-- BEGIN --

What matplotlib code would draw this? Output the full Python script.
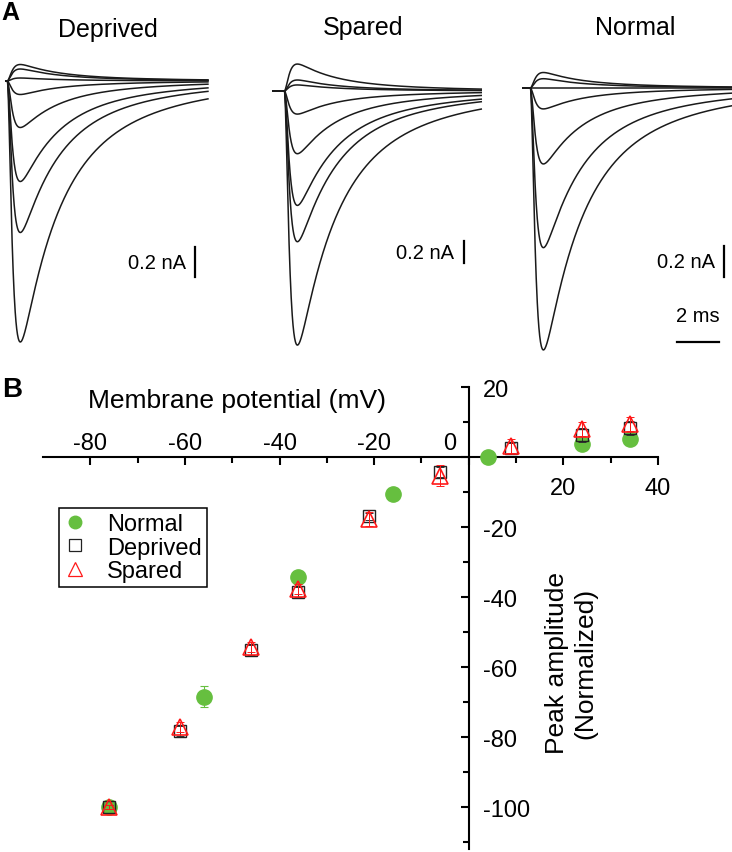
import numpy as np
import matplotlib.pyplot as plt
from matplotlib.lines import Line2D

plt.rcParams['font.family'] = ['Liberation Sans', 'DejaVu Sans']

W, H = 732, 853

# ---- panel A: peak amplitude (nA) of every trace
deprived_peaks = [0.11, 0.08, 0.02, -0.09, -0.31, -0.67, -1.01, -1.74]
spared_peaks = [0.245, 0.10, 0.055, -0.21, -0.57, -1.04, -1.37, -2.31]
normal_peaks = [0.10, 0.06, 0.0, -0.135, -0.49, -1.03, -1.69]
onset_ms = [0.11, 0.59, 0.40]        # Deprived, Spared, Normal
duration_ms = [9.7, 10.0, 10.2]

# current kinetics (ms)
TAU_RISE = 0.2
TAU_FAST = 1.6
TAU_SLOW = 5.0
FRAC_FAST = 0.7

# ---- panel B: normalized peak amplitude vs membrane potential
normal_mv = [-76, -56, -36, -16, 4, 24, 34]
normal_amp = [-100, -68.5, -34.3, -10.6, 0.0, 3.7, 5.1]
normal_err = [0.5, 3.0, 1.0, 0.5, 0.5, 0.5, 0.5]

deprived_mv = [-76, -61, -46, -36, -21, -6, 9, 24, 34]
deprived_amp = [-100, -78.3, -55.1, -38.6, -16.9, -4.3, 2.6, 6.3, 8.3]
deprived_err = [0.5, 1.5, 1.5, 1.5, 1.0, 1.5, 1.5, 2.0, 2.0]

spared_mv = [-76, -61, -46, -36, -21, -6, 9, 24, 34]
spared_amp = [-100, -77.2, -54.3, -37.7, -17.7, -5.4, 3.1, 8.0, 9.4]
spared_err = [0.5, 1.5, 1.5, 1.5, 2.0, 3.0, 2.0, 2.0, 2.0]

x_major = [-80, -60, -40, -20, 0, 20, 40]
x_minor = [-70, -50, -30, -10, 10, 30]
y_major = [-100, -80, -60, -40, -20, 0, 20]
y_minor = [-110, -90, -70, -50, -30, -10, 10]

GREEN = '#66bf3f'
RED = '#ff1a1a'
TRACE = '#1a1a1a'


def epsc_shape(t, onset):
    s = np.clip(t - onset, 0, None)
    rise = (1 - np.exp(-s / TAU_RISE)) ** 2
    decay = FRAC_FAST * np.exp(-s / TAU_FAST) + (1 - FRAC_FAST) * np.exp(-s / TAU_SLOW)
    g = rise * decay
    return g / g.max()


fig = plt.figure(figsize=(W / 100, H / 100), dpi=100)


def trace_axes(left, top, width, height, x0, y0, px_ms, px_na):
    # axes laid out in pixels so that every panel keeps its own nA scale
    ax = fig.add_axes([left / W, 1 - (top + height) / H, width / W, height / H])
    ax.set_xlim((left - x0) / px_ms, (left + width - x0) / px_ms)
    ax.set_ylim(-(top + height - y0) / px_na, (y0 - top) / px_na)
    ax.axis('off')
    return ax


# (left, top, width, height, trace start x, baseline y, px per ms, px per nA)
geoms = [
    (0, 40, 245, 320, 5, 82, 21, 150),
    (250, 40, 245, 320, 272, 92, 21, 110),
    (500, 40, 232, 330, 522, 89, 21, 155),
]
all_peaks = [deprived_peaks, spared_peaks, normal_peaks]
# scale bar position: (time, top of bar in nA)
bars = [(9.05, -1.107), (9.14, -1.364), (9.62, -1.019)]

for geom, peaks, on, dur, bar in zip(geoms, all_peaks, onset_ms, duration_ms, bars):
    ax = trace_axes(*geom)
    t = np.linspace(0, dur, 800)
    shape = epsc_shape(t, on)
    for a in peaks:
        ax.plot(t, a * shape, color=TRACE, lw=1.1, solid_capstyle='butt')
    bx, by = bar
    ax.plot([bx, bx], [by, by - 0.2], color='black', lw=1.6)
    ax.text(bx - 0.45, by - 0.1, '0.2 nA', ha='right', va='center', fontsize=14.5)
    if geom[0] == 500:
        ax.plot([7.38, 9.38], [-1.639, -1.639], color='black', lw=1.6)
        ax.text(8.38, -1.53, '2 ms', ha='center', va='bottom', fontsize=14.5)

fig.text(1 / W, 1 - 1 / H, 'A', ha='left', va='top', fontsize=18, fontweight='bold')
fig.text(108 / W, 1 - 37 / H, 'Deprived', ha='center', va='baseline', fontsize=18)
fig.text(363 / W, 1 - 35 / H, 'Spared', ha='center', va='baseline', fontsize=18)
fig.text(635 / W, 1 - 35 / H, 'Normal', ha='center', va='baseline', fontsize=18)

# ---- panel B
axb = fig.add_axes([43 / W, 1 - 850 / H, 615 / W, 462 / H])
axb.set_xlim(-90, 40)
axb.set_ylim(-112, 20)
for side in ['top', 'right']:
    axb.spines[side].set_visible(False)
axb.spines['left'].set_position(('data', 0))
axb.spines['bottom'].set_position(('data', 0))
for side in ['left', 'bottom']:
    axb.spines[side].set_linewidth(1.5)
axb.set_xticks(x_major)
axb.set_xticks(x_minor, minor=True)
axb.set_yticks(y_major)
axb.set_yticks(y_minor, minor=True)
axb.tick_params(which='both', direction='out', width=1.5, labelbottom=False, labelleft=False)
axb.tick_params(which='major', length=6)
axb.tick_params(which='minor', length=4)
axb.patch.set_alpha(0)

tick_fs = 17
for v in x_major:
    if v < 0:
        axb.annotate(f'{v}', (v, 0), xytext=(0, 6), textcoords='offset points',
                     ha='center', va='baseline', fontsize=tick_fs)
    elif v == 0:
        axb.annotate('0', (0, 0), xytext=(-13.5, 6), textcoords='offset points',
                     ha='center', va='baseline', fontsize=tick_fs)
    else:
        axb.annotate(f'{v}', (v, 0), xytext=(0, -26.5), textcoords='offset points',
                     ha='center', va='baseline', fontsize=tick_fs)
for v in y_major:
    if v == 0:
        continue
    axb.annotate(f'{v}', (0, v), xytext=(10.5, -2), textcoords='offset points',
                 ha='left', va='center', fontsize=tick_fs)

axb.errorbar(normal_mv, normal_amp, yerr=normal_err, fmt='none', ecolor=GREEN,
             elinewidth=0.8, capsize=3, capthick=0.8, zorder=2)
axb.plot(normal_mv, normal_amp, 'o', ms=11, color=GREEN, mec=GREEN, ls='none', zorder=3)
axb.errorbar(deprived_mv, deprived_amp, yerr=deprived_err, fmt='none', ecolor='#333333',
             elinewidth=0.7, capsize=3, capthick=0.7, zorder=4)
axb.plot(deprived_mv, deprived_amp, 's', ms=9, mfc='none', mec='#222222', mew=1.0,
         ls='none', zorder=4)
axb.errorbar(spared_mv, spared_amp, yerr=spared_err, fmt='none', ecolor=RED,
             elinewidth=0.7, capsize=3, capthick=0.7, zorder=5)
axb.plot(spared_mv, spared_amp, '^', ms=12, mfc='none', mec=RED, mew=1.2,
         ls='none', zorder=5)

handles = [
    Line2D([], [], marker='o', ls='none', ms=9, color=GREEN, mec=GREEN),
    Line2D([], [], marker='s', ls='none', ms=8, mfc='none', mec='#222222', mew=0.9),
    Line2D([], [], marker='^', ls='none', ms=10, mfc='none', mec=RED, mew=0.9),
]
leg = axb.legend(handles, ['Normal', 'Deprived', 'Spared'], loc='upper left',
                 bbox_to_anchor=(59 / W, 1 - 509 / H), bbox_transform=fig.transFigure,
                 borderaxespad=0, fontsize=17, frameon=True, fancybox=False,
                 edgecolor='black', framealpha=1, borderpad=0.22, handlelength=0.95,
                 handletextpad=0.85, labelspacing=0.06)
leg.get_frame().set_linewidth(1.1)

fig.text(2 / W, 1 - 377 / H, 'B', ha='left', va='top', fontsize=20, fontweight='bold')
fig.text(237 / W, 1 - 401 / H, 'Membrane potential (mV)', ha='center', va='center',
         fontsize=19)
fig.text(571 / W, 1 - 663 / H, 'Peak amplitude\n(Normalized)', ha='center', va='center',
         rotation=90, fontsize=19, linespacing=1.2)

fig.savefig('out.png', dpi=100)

-- END --

Repeat only the lines from the beginning of the material through the line containing "TRACE = '#1a1a1a'", both ends kept, leaving pictures out.

- WRITTEN SOLUTION -
What matplotlib code would draw this? Output the full Python script.
import numpy as np
import matplotlib.pyplot as plt
from matplotlib.lines import Line2D

plt.rcParams['font.family'] = ['Liberation Sans', 'DejaVu Sans']

W, H = 732, 853

# ---- panel A: peak amplitude (nA) of every trace
deprived_peaks = [0.11, 0.08, 0.02, -0.09, -0.31, -0.67, -1.01, -1.74]
spared_peaks = [0.245, 0.10, 0.055, -0.21, -0.57, -1.04, -1.37, -2.31]
normal_peaks = [0.10, 0.06, 0.0, -0.135, -0.49, -1.03, -1.69]
onset_ms = [0.11, 0.59, 0.40]        # Deprived, Spared, Normal
duration_ms = [9.7, 10.0, 10.2]

# current kinetics (ms)
TAU_RISE = 0.2
TAU_FAST = 1.6
TAU_SLOW = 5.0
FRAC_FAST = 0.7

# ---- panel B: normalized peak amplitude vs membrane potential
normal_mv = [-76, -56, -36, -16, 4, 24, 34]
normal_amp = [-100, -68.5, -34.3, -10.6, 0.0, 3.7, 5.1]
normal_err = [0.5, 3.0, 1.0, 0.5, 0.5, 0.5, 0.5]

deprived_mv = [-76, -61, -46, -36, -21, -6, 9, 24, 34]
deprived_amp = [-100, -78.3, -55.1, -38.6, -16.9, -4.3, 2.6, 6.3, 8.3]
deprived_err = [0.5, 1.5, 1.5, 1.5, 1.0, 1.5, 1.5, 2.0, 2.0]

spared_mv = [-76, -61, -46, -36, -21, -6, 9, 24, 34]
spared_amp = [-100, -77.2, -54.3, -37.7, -17.7, -5.4, 3.1, 8.0, 9.4]
spared_err = [0.5, 1.5, 1.5, 1.5, 2.0, 3.0, 2.0, 2.0, 2.0]

x_major = [-80, -60, -40, -20, 0, 20, 40]
x_minor = [-70, -50, -30, -10, 10, 30]
y_major = [-100, -80, -60, -40, -20, 0, 20]
y_minor = [-110, -90, -70, -50, -30, -10, 10]

GREEN = '#66bf3f'
RED = '#ff1a1a'
TRACE = '#1a1a1a'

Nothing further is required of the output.